_Direction_.
Find the lines with the string "chart" and return them.

_Data section_.
****************

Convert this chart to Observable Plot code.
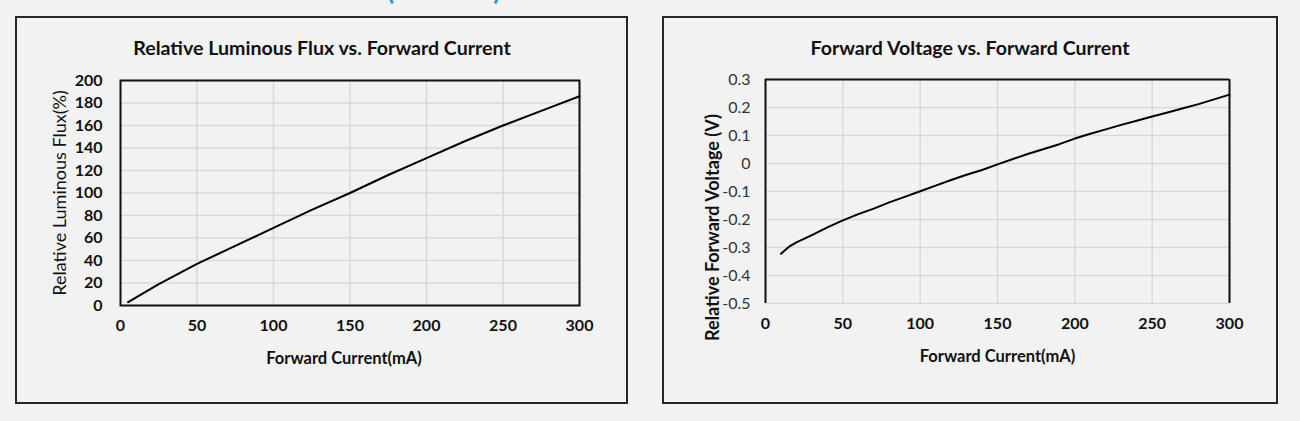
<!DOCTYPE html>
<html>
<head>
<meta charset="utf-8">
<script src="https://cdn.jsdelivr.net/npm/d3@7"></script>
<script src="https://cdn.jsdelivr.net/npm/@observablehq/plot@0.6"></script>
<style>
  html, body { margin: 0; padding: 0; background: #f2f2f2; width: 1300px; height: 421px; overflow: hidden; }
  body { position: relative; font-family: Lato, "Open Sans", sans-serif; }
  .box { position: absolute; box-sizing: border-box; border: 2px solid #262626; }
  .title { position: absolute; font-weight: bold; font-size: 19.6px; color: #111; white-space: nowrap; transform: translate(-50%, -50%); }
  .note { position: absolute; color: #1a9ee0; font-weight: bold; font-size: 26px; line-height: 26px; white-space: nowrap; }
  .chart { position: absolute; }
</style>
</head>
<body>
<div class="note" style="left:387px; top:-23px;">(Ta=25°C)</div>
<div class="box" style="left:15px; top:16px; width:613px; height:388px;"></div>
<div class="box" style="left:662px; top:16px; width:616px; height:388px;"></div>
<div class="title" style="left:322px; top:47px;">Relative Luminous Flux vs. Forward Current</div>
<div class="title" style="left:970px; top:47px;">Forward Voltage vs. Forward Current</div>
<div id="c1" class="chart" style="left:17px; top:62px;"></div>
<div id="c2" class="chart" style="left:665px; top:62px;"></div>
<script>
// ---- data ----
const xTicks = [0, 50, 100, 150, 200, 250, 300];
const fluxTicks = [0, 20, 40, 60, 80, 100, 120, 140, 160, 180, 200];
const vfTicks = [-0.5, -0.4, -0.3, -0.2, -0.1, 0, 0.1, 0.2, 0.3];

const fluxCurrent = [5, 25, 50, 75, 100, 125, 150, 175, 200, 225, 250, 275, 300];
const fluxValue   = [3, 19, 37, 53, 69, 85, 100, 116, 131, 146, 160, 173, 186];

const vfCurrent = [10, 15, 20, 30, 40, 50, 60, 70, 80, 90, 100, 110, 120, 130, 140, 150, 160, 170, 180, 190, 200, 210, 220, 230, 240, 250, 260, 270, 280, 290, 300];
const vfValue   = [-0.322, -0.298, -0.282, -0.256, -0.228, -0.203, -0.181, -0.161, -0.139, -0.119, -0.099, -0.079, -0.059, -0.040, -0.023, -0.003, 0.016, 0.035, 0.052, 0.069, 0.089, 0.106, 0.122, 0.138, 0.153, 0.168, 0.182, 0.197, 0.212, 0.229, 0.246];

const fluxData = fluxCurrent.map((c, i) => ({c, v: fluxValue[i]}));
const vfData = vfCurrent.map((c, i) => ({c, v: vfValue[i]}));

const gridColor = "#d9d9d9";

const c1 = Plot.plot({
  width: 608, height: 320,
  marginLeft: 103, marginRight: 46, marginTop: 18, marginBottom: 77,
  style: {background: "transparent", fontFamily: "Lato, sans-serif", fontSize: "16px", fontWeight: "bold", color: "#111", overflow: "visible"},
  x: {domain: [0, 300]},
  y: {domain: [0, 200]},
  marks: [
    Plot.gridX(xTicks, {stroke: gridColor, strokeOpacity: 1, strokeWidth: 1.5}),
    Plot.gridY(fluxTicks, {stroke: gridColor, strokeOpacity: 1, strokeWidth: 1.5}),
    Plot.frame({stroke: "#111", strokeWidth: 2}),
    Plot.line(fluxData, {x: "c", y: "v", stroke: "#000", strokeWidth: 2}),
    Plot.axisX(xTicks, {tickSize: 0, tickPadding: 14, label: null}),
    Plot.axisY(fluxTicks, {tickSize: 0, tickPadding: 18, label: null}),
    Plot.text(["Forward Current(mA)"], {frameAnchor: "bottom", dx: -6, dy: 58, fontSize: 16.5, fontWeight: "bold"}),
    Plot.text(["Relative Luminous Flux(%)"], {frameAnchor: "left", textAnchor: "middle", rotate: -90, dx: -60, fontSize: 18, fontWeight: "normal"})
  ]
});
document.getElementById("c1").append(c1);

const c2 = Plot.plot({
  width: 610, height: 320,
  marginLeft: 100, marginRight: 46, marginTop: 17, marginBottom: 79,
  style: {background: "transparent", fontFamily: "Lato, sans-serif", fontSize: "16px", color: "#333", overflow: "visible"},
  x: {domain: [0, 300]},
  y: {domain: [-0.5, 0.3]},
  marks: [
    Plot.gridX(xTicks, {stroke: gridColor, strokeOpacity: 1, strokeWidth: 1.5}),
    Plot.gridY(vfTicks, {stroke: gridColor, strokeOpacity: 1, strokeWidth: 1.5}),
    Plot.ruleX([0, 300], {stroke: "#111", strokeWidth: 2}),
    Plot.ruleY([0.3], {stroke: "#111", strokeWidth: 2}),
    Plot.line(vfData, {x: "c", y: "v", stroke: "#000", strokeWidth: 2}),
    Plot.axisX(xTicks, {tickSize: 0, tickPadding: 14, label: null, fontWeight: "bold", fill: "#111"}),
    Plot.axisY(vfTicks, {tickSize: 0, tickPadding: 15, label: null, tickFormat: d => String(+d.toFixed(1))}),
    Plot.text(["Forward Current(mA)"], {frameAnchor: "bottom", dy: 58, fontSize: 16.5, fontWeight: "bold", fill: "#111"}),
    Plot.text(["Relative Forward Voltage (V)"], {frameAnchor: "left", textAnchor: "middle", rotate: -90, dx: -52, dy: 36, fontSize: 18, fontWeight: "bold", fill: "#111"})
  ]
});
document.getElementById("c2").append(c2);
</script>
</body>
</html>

****************

_Response to the task_.
Convert this chart to Observable Plot code.
  .chart { position: absolute; }
<div id="c1" class="chart" style="left:17px; top:62px;"></div>
<div id="c2" class="chart" style="left:665px; top:62px;"></div>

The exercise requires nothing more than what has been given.